Sıfâtü'l-Âşıkîn 16. asrın en velût ediplerinden biri olan Emirî'nin tercümesidir. Tasavvufi-ahlâki bir mesnevi olan bu eseri Emirî Hilâlî-i Çağatayî'nin (ö. 1529-30) aynı adlı Farsça eserinden tercüme etmiştir. 1799 beyitten oluşan tercüme metin pek çok noktada kaynak metinden ayrılmaktadır. Emirî'nin tercümede dikkati çeken tasarrufları metni büyük oranda genişletmesi serbest tercümeyi tercih etmesi ve asıl konunun işlendiği bölümlere toplam 20 gazel eklemesidir. Hilâlî'nin beyitlerini tercüme etmeden önce Emirî neden bu eseri tercüme/tazmin etme gereği duyduğunu şöyle anlatıyor:
"İnsanların kalabalıktan kaçtığı bir devirde yolumuz hacca düştü. Yaş artık dünyadan ayrılma sınırına yaklaşmışken gönülde kimseye karşı kin kalmamıştı. Arkadaşlardan biri sürekli Sıfâtü'l-Âşıkîn'den bahsedip irşad edici olduğunu söyler bu kitabı methederdi. Beğenildiğine göre edası güzeldir. Allah'a hamdolsun Kâbe tavaf olundu önümüze çok yerde zorluklar çıktı. Kalp safası ile hacdan dönüldü. Davet olunduğu için lebbeyk dedim araştırarak kitabı buldum. Hilâlî hakikaten güzel hitap etmiş. Aradan 40 yıl zaman geçti ve ondan bu efsane zuhur etti. Kitabı tazmin için kalemimi kestim hazırladım. Bu metnin adı Sıfâtü'l-Âşıkîn olsun. Tercüme etmeye niyet edildi Allah'ın lütfundan yardım erişti. Avam ve havas herkesin makbulü olsun. Ey gönül/dil sözün Hz. Resul'e erişsin."

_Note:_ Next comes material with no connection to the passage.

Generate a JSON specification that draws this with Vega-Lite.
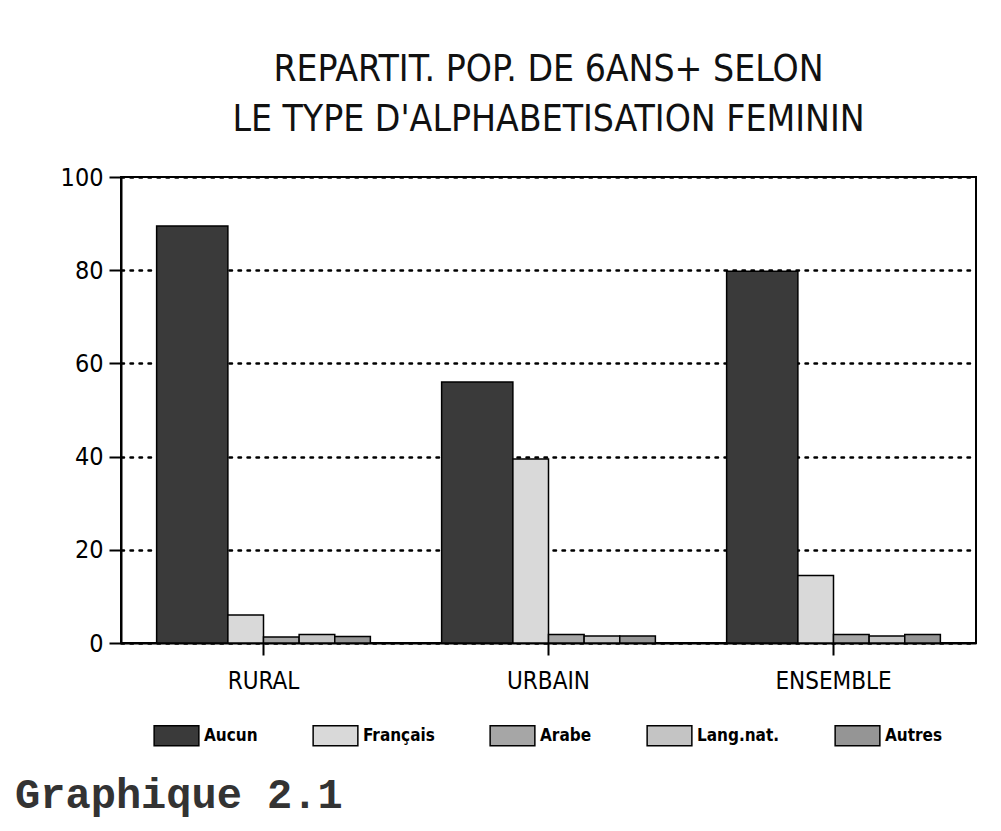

Yirmi bölümlük eserin ilk bölümü aşkın cevherine son bölümü ise tevhide ayrılmış aradaki on sekiz bölümde ise gönül erlerinin sahip olmaları gereken "sadakat vefa güzel ahlâk cömertlik kahramanlık edep haya sabır şükretme tevekkül kanaat himmet ihsan tevazu az yeme az konuşma az uyuma uzlet" gibi özellikler vasfedilmiştir.